The Ministry of Corporate Affairs (MCA) is expected to conclude its investigation into Gensol Engineering within three to five months, CNBC-TV18 reported, citing government sources.
Sources indicate that if the MCA finds sufficient evidence during its inquiry a referral to the SFIO may not be required.
The probe, initiated under Section 210 of the Companies Act, was triggered by allegations of cash diversion highlighted in an interim report by the Securities and Exchange Board of India (SEBI) last month.
“We want to gather all evidence and complete the investigation internally while the matter is still hot,” an official source said.

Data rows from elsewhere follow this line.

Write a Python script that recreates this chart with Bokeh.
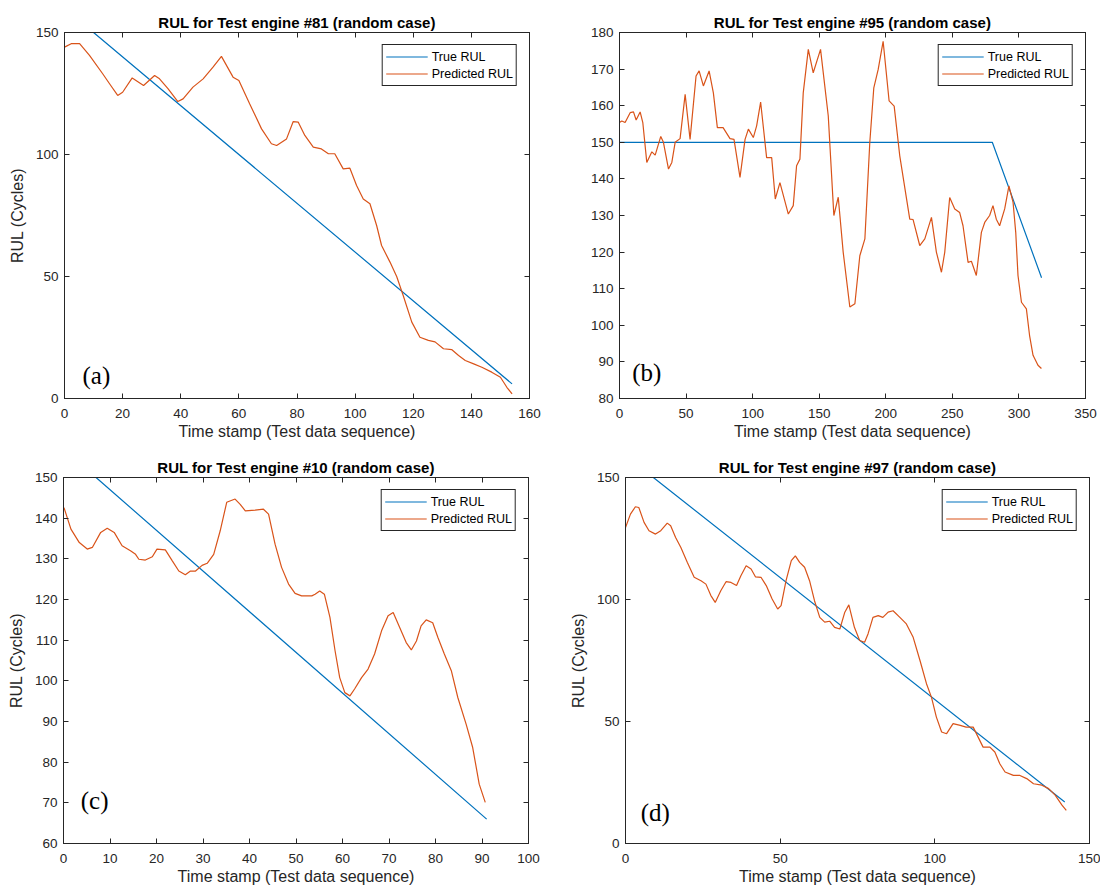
from bokeh.plotting import figure
from bokeh.models import Range1d, LinearAxis, FixedTicker, Legend, LegendItem, Label, CustomJSTickFormatter
from bokeh.layouts import column, row
from bokeh.embed import file_html
from bokeh.resources import INLINE

# ---------------- data ----------------
# (a) engine #81
a_true_x = [0, 10, 154]
a_true_y = [150, 150, 6]
a_pred_x = [0, 2.3, 5.2, 8.6, 13.2, 15.5, 18.3, 20, 23.3, 27.2, 31, 32.7, 35.6, 39, 40.8, 44.2,
            47.7, 51.1, 54, 58, 60, 63.7, 67.8, 71.2, 73, 76.4, 78.7, 80.4, 82.7, 85.6, 88.4,
            90.8, 93, 95.9, 98.2, 100.5, 102.8, 105.1, 107.4, 109.1, 112, 114.3, 116.6, 119.5,
            122.3, 125.2, 127.5, 130.4, 133.3, 135.6, 137.9, 140.8, 143.6, 147, 150, 152.2, 154]
a_pred_y = [144, 145.4, 145.4, 140.6, 133, 129, 124.2, 125.5, 131.4, 128.3, 132.4, 131, 127, 121.7,
            122.8, 127.6, 131, 135.8, 140.2, 131.7, 130.3, 120.8, 110.5, 104.4, 103.7, 106.4, 113.5,
            113.3, 107.8, 103, 102.3, 100.3, 100.3, 94.1, 94.4, 87.3, 81.8, 79.8, 70.9, 62.7, 55.9,
            50, 42, 31.3, 25.1, 23.8, 23.2, 20.4, 20, 17.6, 15.6, 14.2, 12.8, 10.8, 8.7, 4.6, 1.9]

# (b) engine #95
b_true_x = [0, 280, 317]
b_true_y = [150, 150, 113]
b_pred_x = [0, 1.7, 4.2, 8, 10.5, 12.5, 15.5, 17.5, 20.5, 24.3, 26.8, 31, 33, 36.8, 39.3, 41.8,
            45.5, 49.3, 53, 57.5, 59.8, 63, 67.3, 70.5, 73.5, 77.8, 83, 86, 90.5, 94.3, 96.8,
            100.5, 103, 106, 110.5, 114.3, 117, 120.5, 126.8, 130.5, 133, 135.5, 138, 141.8,
            145.5, 151, 156.8, 161, 164.3, 168, 173, 176.8, 180.5, 184.3, 188, 191, 194.3, 198,
            202.5, 206.3, 210.5, 218, 220.5, 225.5, 229.3, 234.3, 238, 241.8, 244.3, 248, 251.8,
            255.5, 258, 261.8, 264.3, 268, 271.8, 274.3, 278, 280.5, 283, 285.5, 289.3, 292.5,
            295.6, 297.6, 299.3, 301.9, 305.6, 308, 310.6, 314.3, 316.9]
b_pred_y = [155.4, 155.8, 155.4, 158.1, 158.3, 156.1, 158.3, 155.4, 144.5, 147.4, 146.5, 151.6, 150,
            142.7, 144.5, 150, 151, 163.1, 150.8, 168.1, 169.5, 165.4, 169.5, 163.5, 154, 154, 151,
            150.8, 140.4, 150.8, 153.6, 151.3, 154.5, 161, 145.8, 145.8, 134.5, 139, 130.4, 132.7,
            143.6, 145.4, 163.5, 175.4, 169, 175.4, 157.2, 130, 135, 120, 105, 105.9, 119, 123.6,
            150, 164.9, 169.9, 177.6, 161.3, 159.9, 146.3, 129, 128.9, 121.8, 123.6, 129.5, 120,
            114.5, 120, 134.9, 131.8, 130.8, 127.2, 117.2, 117.5, 113.6, 125.4, 128.1, 130, 132.7,
            129, 127.2, 131.8, 138.1, 133.6, 125.4, 113.6, 106.3, 104.5, 97.2, 91.8, 89.1, 88.2]

# (c) engine #10
c_true_x = [0, 7, 91]
c_true_y = [150, 150, 66]
c_pred_x = [0.1, 1.6, 3.4, 5.1, 6.2, 8, 9.4, 10.9, 12.6, 14.4, 15.5, 16.2, 17.6, 19.1, 20.1, 21.9,
            23.4, 24.8, 26.2, 27.3, 28.4, 29.8, 30.9, 32.3, 33.7, 35.1, 36.9, 38, 39.1, 41.2, 43,
            44.1, 45.5, 46.9, 48.4, 49.8, 51.2, 53.4, 54.1, 55.1, 56.1, 57.3, 58.4, 59.4, 60.5,
            61.6, 62.6, 64.1, 65.5, 66.9, 68.4, 69.8, 70.9, 72.3, 73.7, 74.8, 75.9, 76.9, 78,
            79.4, 80.5, 81.9, 83.4, 84.8, 86.6, 88, 89.4, 90.7]
c_pred_y = [142.6, 137.3, 134, 132.4, 132.8, 136.5, 137.5, 136.5, 133.2, 132, 131.1, 129.9, 129.7,
            130.5, 132.4, 132.2, 129.5, 127, 126.1, 127, 127, 128.4, 128.9, 131.1, 136.9, 143.9,
            144.7, 143.4, 141.8, 142, 142.2, 141, 133.6, 127.9, 123.8, 121.5, 120.9, 120.9, 121.3,
            122.1, 121.3, 115.6, 107.4, 100.8, 97.1, 96.3, 98, 100.8, 102.9, 106.6, 112.3, 116,
            116.8, 113.1, 109.4, 107.6, 109.8, 113.5, 115, 114.3, 110.7, 106.6, 102.5, 95.9, 89.3,
            83.6, 74.6, 70.1]

# (d) engine #97
d_true_x = [0, 9, 142]
d_true_y = [150, 150, 17]
d_pred_x = [0, 1.6, 3.2, 4.3, 6, 7.6, 9.7, 11.4, 13.5, 14.6, 16.2, 17.9, 20, 22.2, 24.4, 26, 27.6,
            29, 30.8, 32.5, 34.1, 35.9, 37.3, 39, 40.6, 42, 43.8, 45.5, 47.4, 49.2, 50.3, 51.9,
            53.6, 54.9, 56.3, 57.9, 59.5, 61.1, 62.8, 64.4, 66, 67.6, 69.3, 70.9, 72.2, 74, 75.7,
            77.3, 78.4, 80, 81.7, 83.2, 84.9, 86.5, 88.7, 90.8, 93, 95.2, 97.3, 98.9, 100.5, 102.2,
            103.8, 105.9, 108.2, 110.1, 112.4, 114, 115.6, 117.8, 119.4, 121, 122.7, 125.4, 127.5,
            129.7, 131.9, 134.6, 136.8, 138.9, 141.1, 142.5]
d_pred_y = [129.5, 135, 138, 137.7, 131.6, 128.2, 126.8, 128.2, 131.3, 130.2, 125.4, 121.3, 115.2,
            109.1, 107.7, 106.3, 101.6, 98.8, 103.6, 107.3, 107, 105.7, 109.7, 113.8, 112.5, 109.3,
            109.1, 105.7, 100.2, 96.1, 97.5, 107.7, 115.9, 117.9, 115.2, 113.2, 107.7, 99.5, 92.7,
            90.7, 91.1, 88.6, 87.9, 94.8, 97.8, 88.6, 83.2, 82.5, 85.9, 92.7, 93.4, 92.7, 94.8,
            95.4, 92.7, 90, 84.5, 75, 65.5, 60, 51.8, 45.7, 45, 49.1, 48.4, 47.7, 47.7, 43.6, 39.5,
            39.5, 37.5, 32.7, 29.3, 27.9, 27.9, 26.6, 24.5, 23.9, 22.5, 19.8, 15.7, 13.6]

titles = ["RUL for Test engine #81 (random case)", "RUL for Test engine #95 (random case)",
          "RUL for Test engine #10 (random case)", "RUL for Test engine #97 (random case)"]
tags = ["(a)", "(b)", "(c)", "(d)"]
legend_labels = ["True RUL", "Predicted RUL"]
x_label = "Time stamp (Test data sequence)"
y_label = "RUL (Cycles)"

a_xticks = [0, 20, 40, 60, 80, 100, 120, 140, 160]
a_yticks = [0, 50, 100, 150]
b_xticks = [0, 50, 100, 150, 200, 250, 300, 350]
b_yticks = [80, 90, 100, 110, 120, 130, 140, 150, 160, 170, 180]
c_xticks = [0, 10, 20, 30, 40, 50, 60, 70, 80, 90, 100]
c_yticks = [60, 70, 80, 90, 100, 110, 120, 130, 140, 150]
d_xticks = [0, 50, 100, 150]
d_yticks = [0, 50, 100, 150]

# ---------------- style ----------------
FONT = "Liberation Sans"
SERIF = "Liberation Serif"
AX = "#262626"
BLUE = "#0072BD"
ORANGE = "#D95319"


def style_axis(ax, ticks):
    ax.ticker = FixedTicker(ticks=ticks)
    ax.major_tick_in = 5
    ax.major_tick_out = 0
    ax.minor_tick_line_color = None
    ax.axis_line_color = AX
    ax.major_tick_line_color = AX
    ax.major_label_text_color = AX
    ax.major_label_text_font = FONT
    ax.major_label_text_font_size = "13.5px"
    ax.axis_label_text_font = FONT
    ax.axis_label_text_font_size = "16px"
    ax.axis_label_text_font_style = "normal"
    ax.axis_label_text_color = AX


def mirror_axis(ticks):
    return LinearAxis(ticker=FixedTicker(ticks=ticks),
                      formatter=CustomJSTickFormatter(code="return ''"),
                      major_label_text_font_size="0px", major_label_standoff=0,
                      major_tick_in=5, major_tick_out=0, minor_tick_line_color=None,
                      axis_line_color=AX, major_tick_line_color=AX)


def panel(title, tx, ty, px, py, xr, yr, xt, yt, tag, tag_xy, w, h, borders, ylab=True):
    bl, br, bt, bb = borders
    p = figure(width=w, height=h, output_backend="svg", toolbar_location=None,
               x_range=Range1d(*xr), y_range=Range1d(*yr),
               min_border_left=bl, min_border_right=br, min_border_top=bt, min_border_bottom=bb,
               background_fill_color="white", border_fill_color="white")
    p.title.text = title
    p.title.align = "center"
    p.title.text_font = FONT
    p.title.text_font_size = "15px"
    p.title.text_font_style = "bold"
    p.title.text_color = "#000000"
    p.title.standoff = 3
    p.xgrid.visible = False
    p.ygrid.visible = False
    p.outline_line_color = AX
    p.outline_line_alpha = 1
    p.outline_line_width = 1

    style_axis(p.xaxis[0], xt)
    style_axis(p.yaxis[0], yt)
    p.xaxis[0].axis_label = x_label
    p.xaxis[0].major_label_standoff = 10
    p.xaxis[0].axis_label_standoff = 2
    p.yaxis[0].major_label_standoff = 6
    p.yaxis[0].axis_label_standoff = 7
    if ylab:
        p.yaxis[0].axis_label = y_label

    p.add_layout(mirror_axis(yt), "right")
    p.add_layout(mirror_axis(xt), "above")

    r_true = p.line(tx, ty, line_color=BLUE, line_width=1.2)
    r_pred = p.line(px, py, line_color=ORANGE, line_width=1.2)

    leg = Legend(items=[LegendItem(label=legend_labels[0], renderers=[r_true]),
                        LegendItem(label=legend_labels[1], renderers=[r_pred])],
                 location="top_right", margin=12, padding=3, spacing=0,
                 glyph_width=42, glyph_height=17, label_height=17, label_standoff=4,
                 label_text_font=FONT, label_text_font_size="12.5px", label_text_color="#000000",
                 border_line_color=AX, border_line_width=1, border_line_alpha=1,
                 background_fill_color="white", background_fill_alpha=1)
    p.add_layout(leg, "center")

    p.add_layout(Label(x=tag_xy[0], y=tag_xy[1], text=tag, text_font=SERIF,
                       text_font_size="25px", text_baseline="middle", text_align="left",
                       text_color="#000000"))
    return p


# page has no margin: figures start at (0, 0)
W1, W2 = 562, 538
H1, H2 = 445, 444

pa = panel(titles[0], a_true_x, a_true_y, a_pred_x, a_pred_y, (0, 160), (0, 150),
           a_xticks, a_yticks, tags[0], (6.2, 9.4), W1, H1, (64, 33, 32, 47))
pb = panel(titles[1], b_true_x, b_true_y, b_pred_x, b_pred_y, (0, 350), (80, 180),
           b_xticks, b_yticks, tags[1], (9.5, 87), W2, H1, (57, 15, 31, 47), ylab=False)
pc = panel(titles[2], c_true_x, c_true_y, c_pred_x, c_pred_y, (0, 100), (60, 150),
           c_xticks, c_yticks, tags[2], (3.7, 70.5), W1, H2, (63, 34, 32, 46))
pd = panel(titles[3], d_true_x, d_true_y, d_pred_x, d_pred_y, (0, 150), (0, 150),
           d_xticks, d_yticks, tags[3], (4.9, 12.8), W2, H2, (63, 11, 32, 46))

layout = column(row(pa, pb, spacing=0), row(pc, pd, spacing=0), spacing=0)

open("out.html", "w").write(file_html(layout, INLINE))
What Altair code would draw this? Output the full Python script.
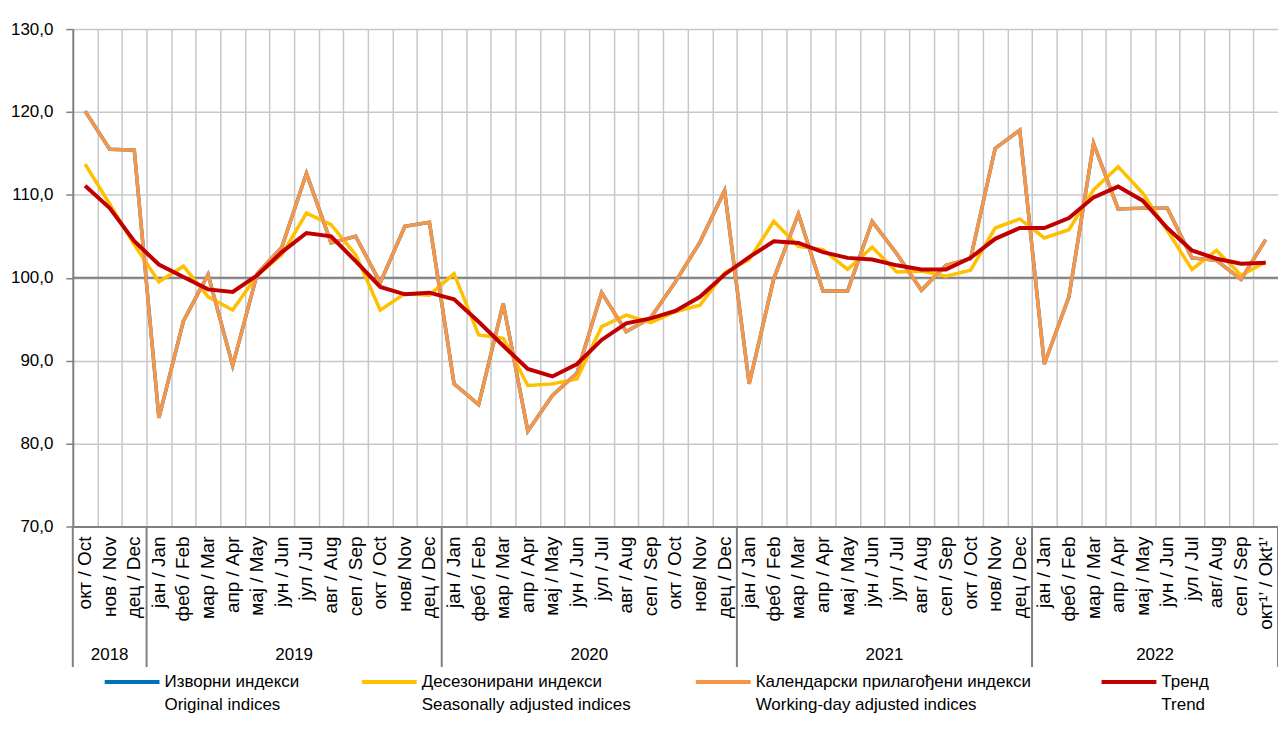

The MCA has been conducting due diligence on the Gensol Engineering fund-diversion issue since April through the offices of the director general and the registrar of companies. As per sources the government is examining the financial records of approximately 17 entities related to Gensol Engineering.
NFRA Probes Gensol
The National Financial Reporting Authority (NFRA) has launched a preliminary investigation into Gensol Engineering’s financial records in response to inconsistency allegations, according to Ravneet Kaur, the audit regulator’s chief.
Kaur, who also leads the competition regulator, said the investigation was initiated following a referral from SEBI. She made these remarks on the sidelines of an event on Tuesday.
This investigation expands the ongoing probe into Gensol, which began with SEBI’s report last month.
Officials noted that the NFRA inquiry will examine the role of auditors if any in the suspected inconsistency at Gensol and whether proper audit procedures were followed.
ICAI Probe
If the Institute of Chartered Accountants of India’s (ICAI) financial reporting review board determines that the financial statements of the relevant entities are not “true and fair” it may refer the matter to the ICAI’s disciplinary committee for further action against the auditors.
In April SEBI suspended Gensol’s proprietors brothers Anmol and Puneet Jaggi from participating in stock markets and ordered a forensic investigation into their listed renewable-energy company.
The capital markets regulator’s interim evaluation found that the brothers diverted funds and that the company’s governance failed. The brothers face allegations of misusing term loans obtained by Gensol from the state-run Indian Renewable Energy Development Agency (IREDA) and Power Finance Corporation (PFC).